One of the qualities that marks the people whose legacy is now passed on to us is vision. From presidents of the university to deans to builders of departments to exceptional faculty and staff —the history of the university is found in how these visions overlap each other, complement each other, and sometimes collide with each other to shape an institution. As you learn about your new university, you may also be struck, as I was, by how often and in how many different ways this institution was willing to take risks at critical junctures—investing in new ideas, new directions, new fields whose promise was by no means certain. This courage and willingness to support innovation emerges throughout our history as a fundamental characteristic of the institution, one that I hope continues in the present day.

Moreover, the stories of our predecessors show how in every generation a uniquely American idea—the land-grant, public university—has provided the compass for guiding Illinois. From its beginnings in the Civil War era through the high aspirations built in the early twentieth century to its rise to prominence in the post-war era, the university has been shaped in profound ways by the land-grant commitments: to offer the very best education to each generation, to engage the most vexing problems of the day, to uplift the possibilities of the future, and to be a vital part of the society it serves.

So in welcoming you to Illinois, I invite you to take up the stewardship and the challenge of a long and rich legacy of excellence. The university provides much to enable you to bring your highest aspirations within reach.

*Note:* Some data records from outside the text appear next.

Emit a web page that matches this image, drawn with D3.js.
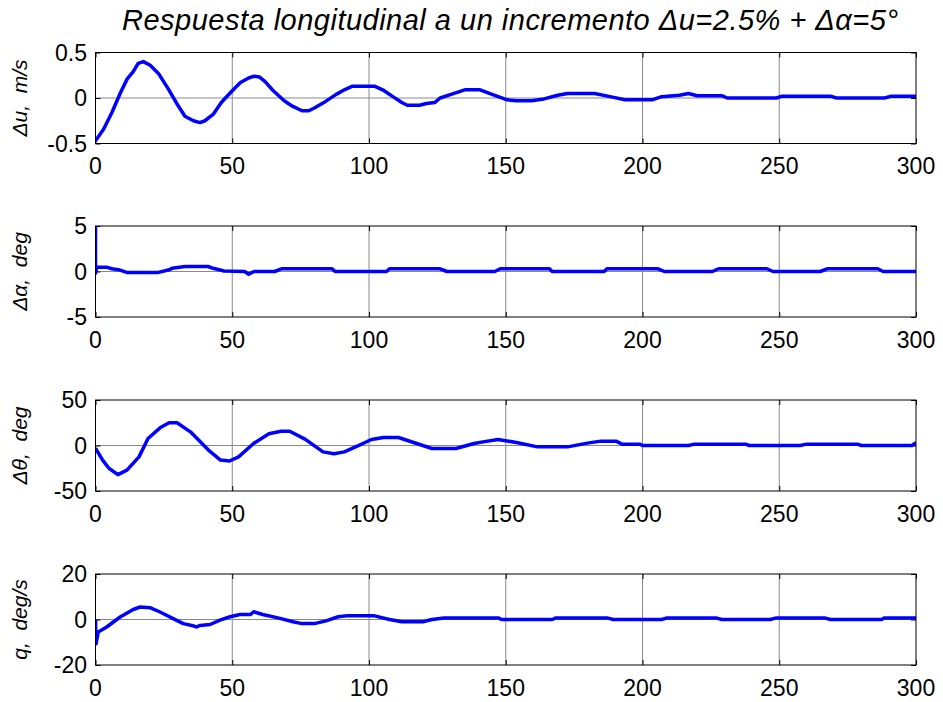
<!DOCTYPE html>
<html>
<head>
<meta charset="utf-8">
<script src="https://cdn.jsdelivr.net/npm/d3@7"></script>
<style>
  html, body { margin: 0; padding: 0; background: #fff; }
  svg { display: block; }
  text { font-family: "Liberation Sans", Arial, Helvetica, sans-serif; fill: #000; }
</style>
</head>
<body>
<svg id="chart" width="943" height="702"></svg>
<script>
// ---------- Data ----------
const titleText = "Respuesta longitudinal a un incremento \u0394u=2.5% + \u0394\u03b1=5\u00b0";
const xTicks = [0, 50, 100, 150, 200, 250, 300];

const uLabel = "\u0394u,  m/s";
const uTicks = [-0.5, 0, 0.5];
const uTime = [0, 3, 6, 9, 11.6, 13.8, 15.6, 17.5, 20, 23, 26.6, 29.7, 32.7, 35.8, 38.2, 40, 43, 46, 50, 53, 56, 58, 60, 62, 65, 69, 72, 75.5, 78, 80, 84, 88, 91, 94, 102, 105, 109, 112, 114, 118.5, 121, 124, 126, 130, 135, 140.6, 145, 150.5, 154, 159.4, 164, 169, 172.6, 182.5, 189, 193.6, 203.5, 207, 213.5, 216.8, 220, 229, 231, 249, 251, 268.7, 271, 288.5, 291, 300];
const uValues = [-0.47, -0.34, -0.16, 0.05, 0.21, 0.29, 0.38, 0.40, 0.36, 0.27, 0.10, -0.06, -0.20, -0.25, -0.27, -0.25, -0.18, -0.05, 0.08, 0.17, 0.22, 0.24, 0.23, 0.18, 0.08, -0.03, -0.09, -0.14, -0.14, -0.11, -0.04, 0.04, 0.09, 0.13, 0.13, 0.09, 0.01, -0.05, -0.08, -0.08, -0.06, -0.05, 0.0, 0.04, 0.09, 0.09, 0.04, -0.02, -0.03, -0.03, -0.01, 0.03, 0.05, 0.05, 0.01, -0.02, -0.02, 0.015, 0.03, 0.05, 0.025, 0.025, 0.0, 0.0, 0.02, 0.02, 0.0, 0.0, 0.02, 0.02];

const alphaLabel = "\u0394\u03b1,  deg";
const alphaTicks = [-5, 0, 5];
const alphaTime = [0, 0, 0.5, 4, 6, 8.4, 11.4, 23, 26.6, 28, 32.7, 41.2, 43, 47, 54.5, 56, 58, 65.5, 68, 86.5, 87.6, 106.4, 107.5, 126, 128.5, 146, 148, 166, 167, 186, 187, 205.7, 208, 225.6, 227.8, 245.5, 247.7, 265, 267.5, 286, 288, 300];
const alphaValues = [5, -0.2, 0.5, 0.48, 0.3, 0.2, -0.1, -0.1, 0.16, 0.35, 0.55, 0.55, 0.35, 0.05, 0.0, -0.3, 0.0, 0.0, 0.3, 0.3, 0.0, 0.0, 0.3, 0.3, 0.0, 0.0, 0.3, 0.3, 0.0, 0.0, 0.3, 0.3, 0.0, 0.0, 0.3, 0.3, 0.0, 0.0, 0.3, 0.3, 0.0, 0.0];

const thetaLabel = "\u0394\u03b8,  deg";
const thetaTicks = [-50, 0, 50];
const thetaTime = [0, 2.6, 4.9, 8.2, 11.5, 15.9, 19.2, 23.6, 26.9, 29.8, 34.7, 41.3, 45.7, 49, 52.3, 57.8, 63.4, 67.8, 71, 76.6, 83.2, 87.2, 91, 96.5, 100.9, 105.3, 110.8, 116.3, 123, 131.8, 138.4, 141.7, 147.2, 153.9, 161.6, 172.6, 176, 180.4, 184.8, 190.3, 192.5, 199, 200, 216.8, 219, 237.7, 239, 257.6, 260, 278.6, 280, 298.5, 300];
const thetaValues = [-3, -16, -25, -32, -27, -12.5, 7.7, 19.4, 25, 25, 15, -5, -16, -17, -12.5, 2.2, 13, 15.7, 15.7, 7, -7, -9, -7, 0.4, 6.6, 8.8, 8.8, 3.3, -3.3, -3.3, 2.2, 4, 6.6, 3.3, -1.5, -1.5, 0.4, 2.9, 4.8, 4.8, 1.5, 1.5, 0, 0, 1.5, 1.5, 0, 0, 1.5, 1.5, 0, 0, 3];

const qLabel = "q,  deg/s";
const qTicks = [-20, 0, 20];
const qTime = [0, 0.2, 1, 4.1, 9, 13.8, 16.3, 19.9, 23.6, 28.4, 32.1, 35.2, 37, 38.2, 41.9, 45.5, 49.2, 52.8, 56.7, 57.8, 61.1, 66.7, 72.2, 75.5, 80, 84.3, 88.7, 92, 102, 107.5, 112, 119.7, 123, 127.4, 147.3, 148.4, 167, 168.3, 187, 189.3, 207, 209, 226.8, 229, 246.7, 249, 266.5, 268.7, 287.4, 288.5, 300];
const qValues = [0, -10.7, -5.5, -3.3, 1.1, 4.4, 5.5, 5.2, 3.3, 0.4, -1.8, -2.6, -3.3, -2.6, -2.2, -0.3, 1.2, 2.2, 2.2, 3.4, 2.2, 0.7, -1, -1.8, -1.8, -0.6, 1.2, 1.6, 1.6, 0, -1, -1, 0, 0.7, 0.7, 0, 0, 0.7, 0.7, 0, 0, 0.7, 0.7, 0, 0, 0.7, 0.7, 0, 0, 0.7, 0.7];

// ---------- Layout ----------
const svg = d3.select("#chart");
const left = 95.5, right = 916;
const panelTops = [52.5, 226, 400, 574];
const panelH = 91;
const tickLen = 5;
const tickFont = 23;
const labelFont = 21;

const panels = [
  { label: uLabel, ticks: uTicks, time: uTime, values: uValues },
  { label: alphaLabel, ticks: alphaTicks, time: alphaTime, values: alphaValues },
  { label: thetaLabel, ticks: thetaTicks, time: thetaTime, values: thetaValues },
  { label: qLabel, ticks: qTicks, time: qTime, values: qValues }
];

const x = d3.scaleLinear().domain([0, 300]).range([left, right]);

svg.append("text")
  .attr("x", 510)
  .attr("y", 29.5)
  .attr("text-anchor", "middle")
  .attr("font-size", 29)
  .attr("font-style", "italic")
  .attr("textLength", 776)
  .attr("lengthAdjust", "spacing")
  .text(titleText);

panels.forEach((p, i) => {
  const top = panelTops[i], bottom = top + panelH;
  const y = d3.scaleLinear().domain([p.ticks[0], p.ticks[p.ticks.length - 1]]).range([bottom, top]);
  const g = svg.append("g");

  // grid lines
  g.selectAll("line.vgrid").data(xTicks.slice(1, -1)).enter().append("line")
    .attr("x1", d => x(d)).attr("x2", d => x(d))
    .attr("y1", top).attr("y2", bottom)
    .attr("stroke", "#8a8a8a").attr("stroke-width", 1);
  g.selectAll("line.hgrid").data(p.ticks.slice(1, -1)).enter().append("line")
    .attr("x1", left).attr("x2", right)
    .attr("y1", d => y(d)).attr("y2", d => y(d))
    .attr("stroke", "#8a8a8a").attr("stroke-width", 1);

  // inward tick marks on all four sides
  const axB = d3.axisBottom(x).tickValues(xTicks).tickSizeInner(-tickLen).tickSizeOuter(0).tickFormat("");
  const axT = d3.axisTop(x).tickValues(xTicks).tickSizeInner(-tickLen).tickSizeOuter(0).tickFormat("");
  const axL = d3.axisLeft(y).tickValues(p.ticks).tickSizeInner(-tickLen).tickSizeOuter(0).tickFormat("");
  const axR = d3.axisRight(y).tickValues(p.ticks).tickSizeInner(-tickLen).tickSizeOuter(0).tickFormat("");
  [[axB, `translate(0,${bottom})`], [axT, `translate(0,${top})`], [axL, `translate(${left},0)`], [axR, `translate(${right},0)`]]
    .forEach(([ax, tr]) => {
      const a = g.append("g").attr("transform", tr).call(ax);
      a.select(".domain").remove();
      a.selectAll("line").attr("stroke", "#000").attr("stroke-width", 1);
    });

  // data line
  const clipId = "clip" + i;
  svg.append("clipPath").attr("id", clipId).append("rect")
    .attr("x", left).attr("y", top - 1.5).attr("width", right - left).attr("height", panelH + 3);
  const pts = p.time.map((t, k) => [t, p.values[k]]);
  g.append("path")
    .datum(pts)
    .attr("clip-path", `url(#${clipId})`)
    .attr("fill", "none")
    .attr("stroke", "#0000ff")
    .attr("stroke-width", 3.5)
    .attr("stroke-linejoin", "round")
    .attr("d", d3.line().x(d => x(d[0])).y(d => y(d[1])));

  // box
  g.append("rect").attr("x", left).attr("y", top).attr("width", right - left).attr("height", panelH)
    .attr("fill", "none").attr("stroke", "#000").attr("stroke-width", 1);

  // tick labels
  g.selectAll("text.xl").data(xTicks).enter().append("text")
    .attr("x", d => x(d)).attr("y", bottom + 30.5)
    .attr("text-anchor", "middle").attr("font-size", tickFont)
    .text(d => d);
  g.selectAll("text.yl").data(p.ticks).enter().append("text")
    .attr("x", 87).attr("y", d => y(d) + 8)
    .attr("text-anchor", "end").attr("font-size", tickFont)
    .text(d => d);

  // y label
  g.append("text")
    .attr("transform", `translate(27,${(top + bottom) / 2}) rotate(-90)`)
    .attr("text-anchor", "middle")
    .attr("font-size", labelFont)
    .attr("font-style", "italic")
    .style("white-space", "pre")
    .text(p.label);
});
</script>
</body>
</html>
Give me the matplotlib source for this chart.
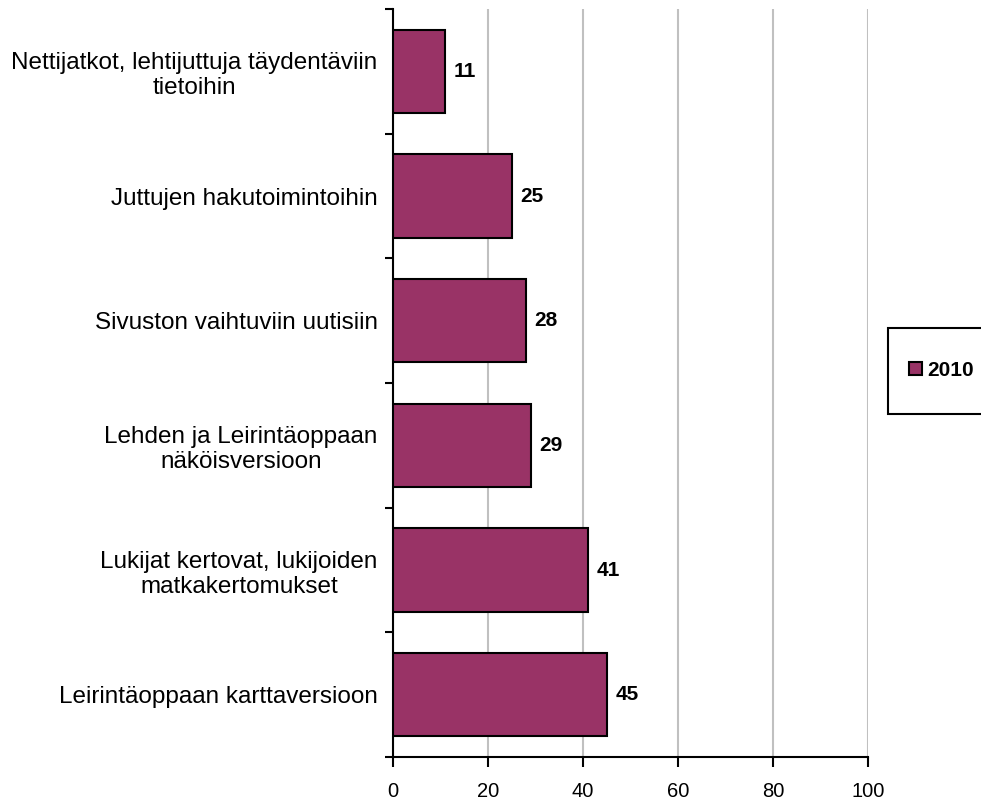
import matplotlib.pyplot as plt
from matplotlib.patches import Rectangle
from matplotlib.ticker import FixedLocator

categories = [
    "Nettijatkot, lehtijuttuja täydentäviin\ntietoihin",
    "Juttujen hakutoimintoihin",
    "Sivuston vaihtuviin uutisiin",
    "Lehden ja Leirintäoppaan\nnäköisversioon",
    "Lukijat kertovat, lukijoiden\nmatkakertomukset",
    "Leirintäoppaan karttaversioon",
]
values_2010 = [11, 25, 28, 29, 41, 45]
x_ticks = [0, 20, 40, 60, 80, 100]
series_label = "2010"

plt.rcParams["font.family"] = ["Liberation Sans", "DejaVu Sans"]

fig = plt.figure(figsize=(9.81, 8.05), dpi=100)
ax = fig.add_axes([393 / 981, 48 / 805, 475 / 981, 748 / 805])

positions = list(range(len(categories)))
bars = ax.barh(positions, values_2010, height=0.67, color="#993366",
               edgecolor="black", linewidth=1.5, label=series_label, zorder=3)

for pos, val in zip(positions, values_2010):
    ax.text(val + 1.8, pos, str(val), va="center", ha="left",
            fontsize=15, fontweight="bold", zorder=4)

ax.set_xlim(0, 100)
ax.set_ylim(len(categories) - 0.5, -0.5)
ax.set_xticks(x_ticks)
ax.set_xticklabels([str(t) for t in x_ticks], fontsize=14.5)
ax.set_yticks(positions)
ax.set_yticklabels(categories, fontsize=17.5, multialignment="center")
ax.yaxis.set_minor_locator(FixedLocator([p - 0.5 for p in positions] + [len(categories) - 0.5]))

ax.tick_params(axis="y", which="major", length=0, pad=11)
ax.tick_params(axis="y", which="minor", length=6, width=1.5, direction="out")
ax.tick_params(axis="x", which="major", length=7, width=1.5, direction="out", pad=11)

ax.grid(axis="x", color="#c0c0c0", linewidth=1.5, zorder=0)
ax.set_axisbelow(True)
for side in ("top", "right"):
    ax.spines[side].set_visible(False)
for side in ("left", "bottom"):
    ax.spines[side].set_linewidth(1.5)

# legend box, partly cut off at the right edge like the original
fig.add_artist(Rectangle((888 / 981, 1 - 414 / 805), 100 / 981, 86 / 805,
                         transform=fig.transFigure, facecolor="white",
                         edgecolor="black", linewidth=1.5))
fig.legend(handles=[bars], labels=[series_label], loc="center left",
           bbox_to_anchor=(890 / 981, 1 - 370 / 805), frameon=False,
           handlelength=0.65, handleheight=0.6, handletextpad=0.25,
           prop={"size": 15, "weight": "bold"})

fig.savefig("out.png", dpi=100)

I’m told that we provide more institutional funds to support faculty research than any university in America. I know that we offer you the largest library in any public university in the world. We have built here a faculty member’s university, an institution that is ambitious and entrepreneurial, that organizes itself to help you get your work done, that strives to provide the finest staff and facilities to support our academic work, where you will encounter colleagues who are leading the way across the broad scope of traditional and emerging disciplines and fields of knowledge. And, you will encounter an institution that, in its soul, prizes excellence above all else.

We expect much in return. The legacy of your predecessors demands your very best. It challenges you to accept no comprises in the pursuit of excellence, to stand on the shoulders of giants, in Isaac Newton’s lovely phrase, to see over the horizon and take us to new heights we cannot yet imagine, and to join us in refashioning the ideal of the public research university to meet the challenges and fulfill the promises of the twenty-first century.

There is a nobility of purpose here, a world of heady opportunities. I welcome you to our great undertaking. I wish you every success. And, I look forward to what you will achieve and contribute, what you will add to our legacy in the years ahead.